O metro para na Alameda e saio. Volto a ter espaço para me movimentar. Face às escadas rolantes repletas de gente, escolho subir as escadas. Juntam-se a mim um idoso de farta e despenteada cabeleira branca (imaginem Einstein), apoiado numa bengala, e a rapariga que parou para me explicar por onde deveria seguir para apanhar o metro para a Alameda, quase caindo por causa disso. Terá ficado receosa de andar nas escadas rolantes? Gata escaldada de água fria tem medo. Penso nos escaldões da vida: "Não volto a meter-me noutra; e se torna a correr mal?; tenho medo de passar pelo mesmo novamente; valerá a pena arriscar." É justamente essa incerteza que me faz agir. Escolho entrar novamente no espaço condicionado do metro.
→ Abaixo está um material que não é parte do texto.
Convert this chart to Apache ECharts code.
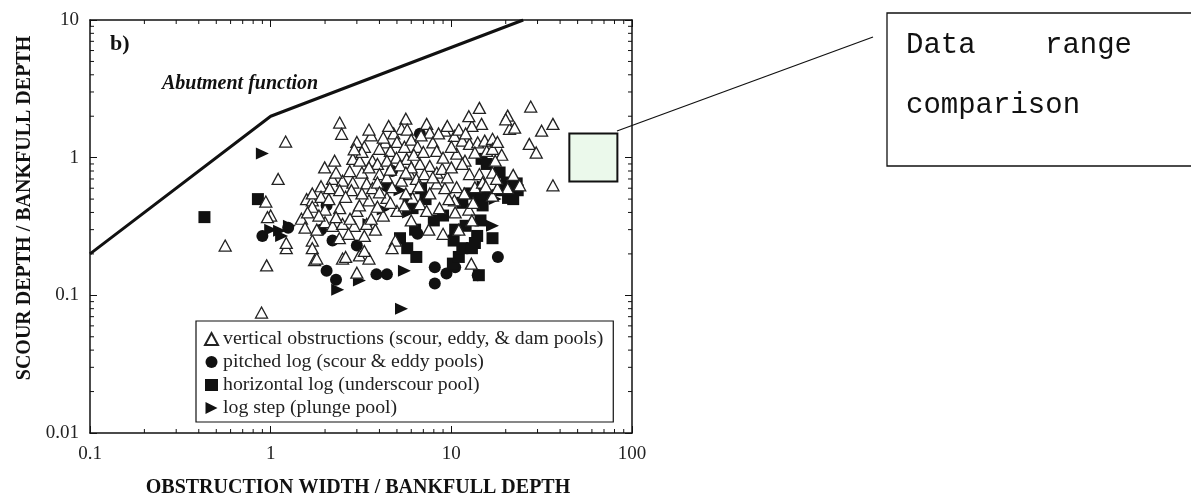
<!DOCTYPE html>
<html>
<head>
<meta charset="utf-8">
<title>Scour depth vs obstruction width</title>
<script src="https://cdn.jsdelivr.net/npm/echarts@6/dist/echarts.min.js"></script>
<style>
  html, body { margin: 0; padding: 0; background: #fff; }
  #myChart { width: 1191px; height: 498px; }
</style>
</head>
<body>
<div id="myChart"></div>
<script>
// data (x = obstruction width / bankfull depth, y = scour depth / bankfull depth)
var verticalObstructions = [
  [0.56, 0.23], [0.89, 0.075], [0.95, 0.165], [1.21, 1.31], [1.1, 0.70], [0.94, 0.48], [1.0, 0.38], [0.96, 0.37],
  [1.22, 0.22], [1.22, 0.24], [1.58, 0.50], [1.7, 0.49], [1.7, 0.44], [1.48, 0.36], [1.7, 0.25], [1.7, 0.22],
  [1.75, 0.18], [1.6, 0.4], [1.8, 0.3], [1.7, 0.55], [1.9, 0.62], [1.9, 0.52], [2.0, 0.42], [2.1, 0.5],
  [2.41, 1.8], [2.47, 1.49], [5.6, 1.92], [5.3, 1.62], [5.7, 1.6], [7.3, 1.76], [7.6, 1.52], [9.2, 1.57],
  [4.3, 1.29], [4.0, 1.16], [4.6, 1.12], [7.9, 1.29], [8.3, 1.12],
  [14.3, 2.3], [14.7, 1.76], [13.0, 1.7], [20.5, 2.02], [21, 1.62], [22.4, 1.65], [27.5, 2.35], [31.6, 1.57],
  [36.5, 1.76], [27, 1.26], [29.5, 1.09], [36.5, 0.63],
  [10.4, 1.44], [11.5, 1.33], [12.6, 1.26], [14, 1.29], [15.3, 1.33], [16.9, 1.37], [10.7, 1.07], [11.9, 0.95],
  [13.5, 1.09], [15.7, 1.12], [16.9, 1.16],
  [2.26, 0.95], [1.99, 0.85], [2.85, 0.98], [3.11, 0.95], [2.74, 0.8], [3.2, 0.78], [3.66, 0.95], [3.9, 0.9],
  [4.0, 0.76], [4.97, 1.0], [5.66, 0.98], [6.7, 0.9], [7.6, 0.87], [8.3, 0.78], [8.9, 0.83],
  [2.2, 0.70], [2.5, 0.68], [2.85, 0.66], [2.12, 0.6], [2.41, 0.58], [2.8, 0.58], [3.4, 0.65], [3.66, 0.6],
  [3.9, 0.66], [4.4, 0.72], [4.7, 0.61], [5.3, 0.68], [5.9, 0.76], [6.4, 0.70], [7.1, 0.76], [6.1, 0.51],
  [6.7, 0.46], [7.6, 0.55], [8.3, 0.65], [9.2, 0.6],
  [2.41, 0.43], [3.0, 0.41], [3.5, 0.49], [4.4, 0.51], [5.0, 0.41], [7.3, 0.41], [8.6, 0.43],
  [11.5, 0.9], [12.6, 0.76], [14.3, 0.76], [16.9, 0.78], [23.9, 0.63], [13.5, 0.61], [14.9, 0.66], [16.9, 0.53],
  [10.7, 0.61], [10.4, 0.49],
  [1.8, 0.185], [2.5, 0.185], [3.1, 0.195], [3.5, 0.185], [3.0, 0.146], [12.9, 0.17], [2.6, 0.19],
  [2.0, 0.34], [2.2, 0.32], [2.5, 0.33], [2.9, 0.32], [3.4, 0.33], [2.4, 0.26], [3.3, 0.27], [3.3, 0.21],
  [4.9, 0.25], [4.7, 0.22],
  [3.0, 1.3], [3.3, 1.2], [3.6, 1.45], [4.2, 1.4], [4.8, 1.5], [5.0, 1.3], [5.5, 1.2], [6.0, 1.35], [6.5, 1.2],
  [6.2, 1.05], [7.0, 1.1], [3.2, 1.1], [2.9, 1.15], [4.4, 0.95], [5.2, 0.88], [6.0, 0.85], [3.5, 0.85],
  [4.6, 0.82], [5.6, 0.78], [2.3, 0.78], [2.6, 0.52], [3.2, 0.55], [4.0, 0.56], [4.6, 0.47], [5.6, 0.55],
  [9.5, 0.72], [10, 0.85], [9.0, 1.0], [10.0, 1.2], [11.0, 1.6], [12, 1.5], [18, 1.3], [19, 1.05], [17.5, 0.95],
  [20, 1.9], [12.5, 2.0], [9.5, 1.7], [8.5, 1.5], [6.8, 1.45], [4.5, 1.7], [3.5, 1.6], [2.7, 0.28], [3.8, 0.3],
  [4.2, 0.38], [3.6, 0.36], [6.0, 0.35], [7.5, 0.3], [10.5, 0.4], [12.5, 0.42], [13.0, 0.35], [11.0, 0.3],
  [9, 0.28], [20.5, 0.6], [22, 0.75], [18, 0.6],
  [1.55, 0.31], [1.85, 0.38], [2.3, 0.37], [2.75, 0.36], [3.1, 0.45], [3.9, 0.44], [5.5, 0.45], [6.6, 0.62],
  [7.9, 0.72], [9.7, 0.5], [11.8, 0.55], [13.2, 0.47], [15.5, 0.62], [17.8, 0.7]
]
var pitchedLog = [
  [0.9, 0.27], [6.7, 1.49], [4.7, 0.8], [2.04, 0.45], [2.04, 0.151], [2.3, 0.13], [3.85, 0.142], [4.4, 0.142],
  [8.1, 0.16], [8.1, 0.122], [9.4, 0.144], [18.1, 0.19], [14, 0.14], [3.0, 0.23], [1.9, 0.3], [2.2, 0.25],
  [1.25, 0.31], [6.5, 0.28], [10.5, 0.16], [4.4, 0.62]
]
var horizontalLog = [
  [0.43, 0.37], [0.85, 0.50], [6.1, 0.43], [6.4, 0.19], [10.2, 0.17], [11, 0.19], [13.9, 0.27], [16.9, 0.26],
  [11.5, 0.22], [13, 0.22], [14.7, 0.98], [15.7, 0.9], [18.5, 0.78], [20.3, 0.66], [23, 0.65], [23.3, 0.58],
  [19, 0.58], [20.6, 0.51], [16.3, 0.53], [14.3, 0.51], [12.6, 0.55], [11.5, 0.47], [14.9, 0.45], [5.2, 0.26],
  [5.7, 0.22], [6.3, 0.3], [10.5, 0.3], [12, 0.32], [10.3, 0.25], [22, 0.5], [9, 0.38], [7.2, 0.5], [6.8, 0.6],
  [5.8, 0.5], [8, 0.35], [14.5, 0.35], [13.5, 0.24], [14.2, 0.14]
]
var logStep = [
  [0.9, 1.07], [1.12, 0.295], [1.27, 0.32], [1.0, 0.3], [5.2, 0.58], [5.5, 0.151], [5.3, 0.08], [2.35, 0.11],
  [3.1, 0.128], [16.9, 0.32], [4.2, 0.42], [5.8, 0.4], [15, 0.62], [3.5, 0.33], [17.5, 0.5], [1.15, 0.27]
]
var abutmentFunction = [[0.1, 0.2], [1, 2], [25, 10]]
var comparisonRange = [[45, 1.5], [83, 0.67]]

var seriesNames = [
  'vertical obstructions (scour, eddy, & dam pools)',
  'pitched log (scour & eddy pools)',
  'horizontal log (underscour pool)',
  'log step (plunge pool)'
]
var xRange = [0.1, 100]
var yRange = [0.01, 10]
var xMinorTicks = [0.2, 0.3, 0.4, 0.5, 0.6, 0.7, 0.8, 0.9, 2, 3, 4, 5, 6, 7, 8, 9, 20, 30, 40, 50, 60, 70, 80, 90]
var yMinorTicks = [0.02, 0.03, 0.04, 0.05, 0.06, 0.07, 0.08, 0.09, 0.2, 0.3, 0.4, 0.5, 0.6, 0.7, 0.8, 0.9, 2, 3, 4, 5, 6, 7, 8, 9]

var serif = '"Liberation Serif", "Times New Roman", serif'
var mono = '"Liberation Mono", "Courier New", monospace'
var ink = '#111'

function logAxis (pos, range, showLabel) {
  return {
    type: 'log',
    logBase: 10,
    position: pos,
    min: range[0],
    max: range[1],
    axisLine: { lineStyle: { color: ink, width: 1.5 } },
    axisTick: { inside: true, length: 7, lineStyle: { color: ink, width: 1 } },
    axisLabel: {
      show: showLabel,
      fontFamily: serif,
      fontSize: 19,
      color: '#222',
      margin: pos === 'left' ? 11 : 12
    },
    splitLine: { show: false }
  }
}

// short inward ticks for the 2..9 positions of every decade, drawn on both sides
function tickPair (a, b, dx, dy) {
  return {
    type: 'group',
    children: [
      { type: 'line', shape: { x1: a[0], y1: a[1], x2: a[0] + dx, y2: a[1] - dy }, style: { stroke: ink, lineWidth: 1 } },
      { type: 'line', shape: { x1: b[0], y1: b[1], x2: b[0] - dx, y2: b[1] + dy }, style: { stroke: ink, lineWidth: 1 } }
    ]
  }
}

var myChart = echarts.init(document.getElementById('myChart'))
myChart.setOption({
  animation: false,
  backgroundColor: '#fff',
  grid: { left: 90, top: 20, width: 542, height: 413 },
  xAxis: [logAxis('bottom', xRange, true), logAxis('top', xRange, false)],
  yAxis: [logAxis('left', yRange, true), logAxis('right', yRange, false)],
  legend: {
    data: [
      seriesNames[0],
      seriesNames[1],
      seriesNames[2],
      { name: seriesNames[3], icon: 'path://M0,0L12,6L0,12Z' }
    ],
    orient: 'vertical',
    left: 196,
    top: 321,
    padding: [8, 10, 4, 8],
    itemGap: 3,
    itemWidth: 13,
    itemHeight: 12,
    borderColor: ink,
    borderWidth: 1.2,
    backgroundColor: '#fff',
    textStyle: { fontFamily: serif, fontSize: 19.8, color: '#222', lineHeight: 20 }
  },
  series: [
    {
      name: 'Abutment function',
      type: 'line',
      data: abutmentFunction,
      showSymbol: false,
      silent: true,
      lineStyle: { color: ink, width: 3 },
      markArea: {
        silent: true,
        itemStyle: { color: '#ebf9eb', borderColor: ink, borderWidth: 2 },
        data: [[{ coord: comparisonRange[0] }, { coord: comparisonRange[1] }]]
      }
    },
    {
      name: seriesNames[1],
      type: 'scatter',
      data: pitchedLog,
      symbol: 'circle',
      symbolSize: 12,
      itemStyle: { color: ink, opacity: 1 }
    },
    {
      name: seriesNames[2],
      type: 'scatter',
      data: horizontalLog,
      symbol: 'rect',
      symbolSize: 12,
      itemStyle: { color: ink, opacity: 1 }
    },
    {
      name: seriesNames[3],
      type: 'scatter',
      data: logStep,
      symbol: 'triangle',
      symbolRotate: -90,
      symbolSize: [12, 13],
      itemStyle: { color: ink, opacity: 1 }
    },
    {
      name: seriesNames[0],
      type: 'scatter',
      z: 3,
      data: verticalObstructions,
      symbol: 'triangle',
      symbolSize: [12, 11],
      itemStyle: { color: '#fff', borderColor: '#222', borderWidth: 1.3, opacity: 1 }
    },
    {
      type: 'custom',
      silent: true,
      data: xMinorTicks.map(function (v) { return [v, 1] }),
      renderItem: function (params, api) {
        var v = api.value(0)
        return tickPair(api.coord([v, yRange[0]]), api.coord([v, yRange[1]]), 0, 4)
      }
    },
    {
      type: 'custom',
      silent: true,
      data: yMinorTicks.map(function (v) { return [1, v] }),
      renderItem: function (params, api) {
        var v = api.value(1)
        return tickPair(api.coord([xRange[0], v]), api.coord([xRange[1], v]), 4, 0)
      }
    }
  ],
  graphic: [
    { type: 'text', left: 110, top: 33, style: { text: 'b)', font: 'bold 22px ' + serif, fill: ink } },
    { type: 'text', left: 162, top: 74, style: { text: 'Abutment function', font: 'italic bold 20px ' + serif, fill: ink } },
    {
      type: 'text', x: 25, y: 208, rotation: Math.PI / 2,
      style: { text: 'SCOUR DEPTH / BANKFULL DEPTH', font: 'bold 20px ' + serif, fill: ink, align: 'center', verticalAlign: 'middle' }
    },
    {
      type: 'text', x: 358, y: 488,
      style: { text: 'OBSTRUCTION WIDTH / BANKFULL DEPTH', font: 'bold 20px ' + serif, fill: ink, align: 'center', verticalAlign: 'middle' }
    },
    // call-out box on the right
    { type: 'line', shape: { x1: 617, y1: 131, x2: 873, y2: 37 }, style: { stroke: ink, lineWidth: 1.3 } },
    { type: 'rect', shape: { x: 887, y: 13, width: 330, height: 153 }, style: { fill: '#fff', stroke: ink, lineWidth: 1.3 } },
    { type: 'text', x: 906, y: 45, style: { text: 'Data', font: '29px ' + mono, fill: ink, verticalAlign: 'middle' } },
    { type: 'text', x: 1045, y: 45, style: { text: 'range', font: '29px ' + mono, fill: ink, verticalAlign: 'middle' } },
    { type: 'text', x: 906, y: 105, style: { text: 'comparison', font: '29px ' + mono, fill: ink, verticalAlign: 'middle' } }
  ]
})
</script>
</body>
</html>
O comboio chega à estação do Cais do Sodré e saio. Centenas de pessoas caminham automatizadas, seguindo a mecânica de um pé à frente do outro, com variações de estilo e ritmo. A maioria caminha em silêncio. Surrealismo: muitos dos que caminham à minha frente, por levarem o queixo colado ao peito, parecem não ter cabeça, mas saliências cabeludas em cima do pescoço.
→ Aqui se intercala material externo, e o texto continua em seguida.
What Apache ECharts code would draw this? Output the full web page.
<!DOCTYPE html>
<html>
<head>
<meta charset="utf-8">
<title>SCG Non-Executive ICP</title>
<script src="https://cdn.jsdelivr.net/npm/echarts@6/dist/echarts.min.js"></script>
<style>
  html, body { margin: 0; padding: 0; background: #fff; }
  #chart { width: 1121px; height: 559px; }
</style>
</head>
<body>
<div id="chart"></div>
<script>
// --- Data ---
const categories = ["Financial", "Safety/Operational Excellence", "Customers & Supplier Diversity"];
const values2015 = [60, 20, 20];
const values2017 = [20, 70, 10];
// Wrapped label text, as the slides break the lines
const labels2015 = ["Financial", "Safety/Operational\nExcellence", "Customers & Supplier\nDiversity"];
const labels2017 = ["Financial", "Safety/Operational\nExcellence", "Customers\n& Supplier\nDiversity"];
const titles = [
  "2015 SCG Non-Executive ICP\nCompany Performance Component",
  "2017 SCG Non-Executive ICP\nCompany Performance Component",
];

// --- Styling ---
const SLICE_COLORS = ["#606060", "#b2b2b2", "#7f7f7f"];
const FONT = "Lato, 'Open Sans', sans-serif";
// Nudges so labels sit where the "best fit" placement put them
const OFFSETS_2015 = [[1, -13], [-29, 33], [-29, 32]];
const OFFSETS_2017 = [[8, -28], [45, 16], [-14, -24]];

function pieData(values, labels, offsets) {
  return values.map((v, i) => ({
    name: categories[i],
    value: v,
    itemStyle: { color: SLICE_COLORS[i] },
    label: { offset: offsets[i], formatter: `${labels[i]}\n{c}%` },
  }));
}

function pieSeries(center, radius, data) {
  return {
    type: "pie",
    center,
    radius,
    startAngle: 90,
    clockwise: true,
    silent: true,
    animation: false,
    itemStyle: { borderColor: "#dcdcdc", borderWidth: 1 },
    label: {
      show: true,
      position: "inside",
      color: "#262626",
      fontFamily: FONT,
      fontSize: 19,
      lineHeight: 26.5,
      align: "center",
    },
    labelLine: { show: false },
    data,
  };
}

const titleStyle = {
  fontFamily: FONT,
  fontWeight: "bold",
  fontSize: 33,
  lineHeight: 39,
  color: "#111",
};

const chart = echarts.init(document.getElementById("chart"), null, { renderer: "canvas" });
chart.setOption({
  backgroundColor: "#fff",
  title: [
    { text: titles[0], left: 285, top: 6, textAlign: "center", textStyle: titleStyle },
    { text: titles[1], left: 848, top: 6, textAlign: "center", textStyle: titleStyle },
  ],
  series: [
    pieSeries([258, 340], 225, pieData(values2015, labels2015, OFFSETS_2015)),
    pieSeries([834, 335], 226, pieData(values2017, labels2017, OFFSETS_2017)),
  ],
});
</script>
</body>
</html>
O cliché dos tempos que vivemos: o ser humano e o seu inseparável ecrã. Pego no meu para tirar algumas notas. Segundos depois, tropeço num degrau e quase caio. Oiço algumas gargalhadas. São os miúdos que caminhavam ao meu lado. Eis, senhoras e senhores, a prova em direto da desadaptação do ser humano ao meio que o rodeia. Neste caso, uma desadaptação resultante da nossa obsessão e dependência de um aparelho. Escreveu Charles Darwin que nenhum arquiteto do cosmos projetou os seres vivos. Foram os seres vivos que se adaptaram ao ambiente onde viviam. As três características fundamentais da nossa espécie — a posição ereta, o cérebro grande e a faculdade da linguagem — evoluíram em paralelo. A primeira, estar direito, permitiu as outras e decretou um decisivo e extraordinário processo de seleção natural que nos trouxe até onde estamos.
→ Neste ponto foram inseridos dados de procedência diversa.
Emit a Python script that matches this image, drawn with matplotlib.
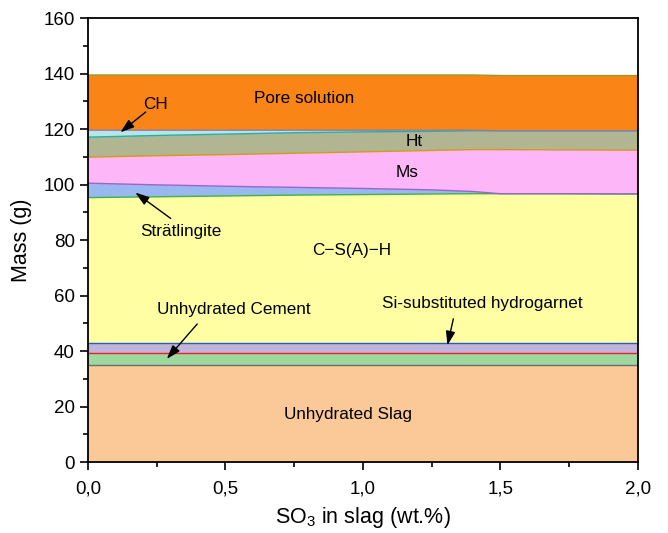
import matplotlib
matplotlib.use("Agg")
import matplotlib.pyplot as plt
import numpy as np
from matplotlib.ticker import MultipleLocator, FuncFormatter

plt.rcParams['font.family'] = ['Liberation Sans', 'DejaVu Sans']
plt.rcParams['mathtext.fontset'] = 'custom'
plt.rcParams['mathtext.rm'] = 'Liberation Sans'

# SO3 content in slag (wt.%)
so3 = [0, 0.25, 0.5, 0.75, 1.0, 1.25, 1.4, 1.5, 1.75, 2.0]

# masses of phases (g) (layer thicknesses)
slag        = [34.8] * 10
cement      = [4.6] * 10
hydrogarnet = [3.5] * 10
csh         = [52.4, 52.7, 53.0, 53.3, 53.5, 53.7, 53.8, 53.8, 53.8, 53.7]
stratlingite= [5.2, 4.3, 3.5, 2.8, 2.2, 1.5, 0.8, 0.0, 0.0, 0.0]
ms          = [9.4, 10.5, 11.4, 12.3, 13.2, 14.2, 15.1, 15.9, 15.8, 15.8]
ht          = [7.2, 7.3, 7.4, 7.4, 7.2, 6.9, 6.8, 6.8, 6.9, 7.0]
ch          = [2.5, 1.9, 1.4, 0.9, 0.6, 0.4, 0.2, 0.0, 0.0, 0.0]
pore        = [19.9, 19.9, 19.9, 19.9, 19.9, 19.9, 19.9, 19.9, 19.9, 19.9]

layers = [slag, cement, hydrogarnet, csh, stratlingite, ms, ht, ch, pore]
fills = ['#FBC898', '#9FD89F', '#C3B3DB', '#FFFEA3', '#99B8F0',
         '#FDB6F7', '#B2B591', '#B7E6EA', '#FB8417']
edges = ['#6E6E6E', '#E8212B', '#1F5FC4', '#3CB44B', '#9966CC',
         '#D49A1A', '#20B2AA', '#8C7FA8', '#9A9A20']

fig = plt.figure(figsize=(6.68, 5.33), dpi=100)
ax = fig.add_axes([0.1317, 0.1332, 0.8233, 0.8328])

ax.stackplot(so3, *layers, colors=fills, linewidth=0)
cum = np.cumsum(np.array(layers), axis=0)
for top, ec in zip(cum, edges):
    ax.plot(so3, top, color=ec, lw=1.0)

ax.set_xlim(0, 2.0)
ax.set_ylim(0, 160)
ax.xaxis.set_major_locator(MultipleLocator(0.5))
ax.xaxis.set_minor_locator(MultipleLocator(0.25))
ax.yaxis.set_major_locator(MultipleLocator(20))
ax.yaxis.set_minor_locator(MultipleLocator(10))
ax.xaxis.set_major_formatter(FuncFormatter(lambda v, p: f"{v:.1f}".replace('.', ',')))
ax.tick_params(which='both', direction='out', top=False, right=False, labelsize=13.5, width=1.2)
ax.tick_params(which='major', length=6)
ax.tick_params(which='minor', length=3.5)
ax.tick_params(axis='x', which='major', pad=7)
for s in ax.spines.values():
    s.set_linewidth(1.3)

ax.set_xlabel('SO$_3$ in slag (wt.%)', fontsize=15.5, labelpad=6)
ax.set_ylabel('Mass (g)', fontsize=15.5, labelpad=8)

fs = 12.3
ax.text(0.785, 131.2, 'Pore solution', fontsize=fs, ha='center', va='center')
ax.text(0.245, 129.0, 'CH', fontsize=fs, ha='center', va='center')
ax.text(1.185, 115.7, 'Ht', fontsize=fs, ha='center', va='center')
ax.text(1.16, 104.5, 'Ms', fontsize=fs, ha='center', va='center')
ax.text(0.338, 83.2, 'Strätlingite', fontsize=fs, ha='center', va='center')
ax.text(0.96, 76.4, 'C\u2212S(A)\u2212H', fontsize=fs, ha='center', va='center')
ax.text(0.53, 55.1, 'Unhydrated Cement', fontsize=fs, ha='center', va='center')
ax.text(1.433, 57.3, 'Si-substituted hydrogarnet', fontsize=fs, ha='center', va='center')
ax.text(0.945, 17.3, 'Unhydrated Slag', fontsize=fs, ha='center', va='center')

arrow = dict(arrowstyle='-|>,head_length=0.6,head_width=0.2', color='black', lw=1.0, mutation_scale=14)
ax.annotate('', xy=(0.11, 118.2), xytext=(0.218, 126.8), arrowprops=arrow)
ax.annotate('', xy=(0.164, 97.7), xytext=(0.309, 87.2), arrowprops=arrow)
ax.annotate('', xy=(0.28, 36.4), xytext=(0.404, 50.5), arrowprops=arrow)
ax.annotate('', xy=(1.305, 41.1), xytext=(1.331, 52.6), arrowprops=arrow)

fig.savefig('out.png', dpi=100)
Encontro-me sensivelmente a meio do pelotão, agora de cabeça bem erguida. Observo uma pessoa que coxeia e que estou prestes a ultrapassar, e outra que leva muletas, mas que desconfio de que não conseguirei alcançar, pois, com o balanço das duas pernas acessórias — três a calcar o chão — movimenta-se mais depressa do que eu. Adaptação à adversidade que resulta em vantagem.

Sou agora tomado pelo comboio que me levará mais próximo do meu destino final. Ao fundo da carruagem, está a rapariga com quem me cruzei na Encarnação — não a estou a perseguir, juro; são apenas movimentações coincidentes. Tem o telemóvel na mão e está parada. Há largos minutos que não se move. Não está a dormir; tem os olhos bem abertos, mas nem as órbitas se movem para captar algum pormenor da paisagem que vai vendo afastar-se. Há esse encanto em viajar de costas num comboio: o movimento à retaguarda congela a paisagem, que se vai afastando, afunilando, até cessar e se tornar um ponto escuro.

A vida é um movimento constante entre percepções, incertezas e adaptação. Conheço um senhor que trabalhou tantos anos na pesca do bacalhau que, ainda hoje, em terra firme, continua a baloiçar como se estivesse no mar.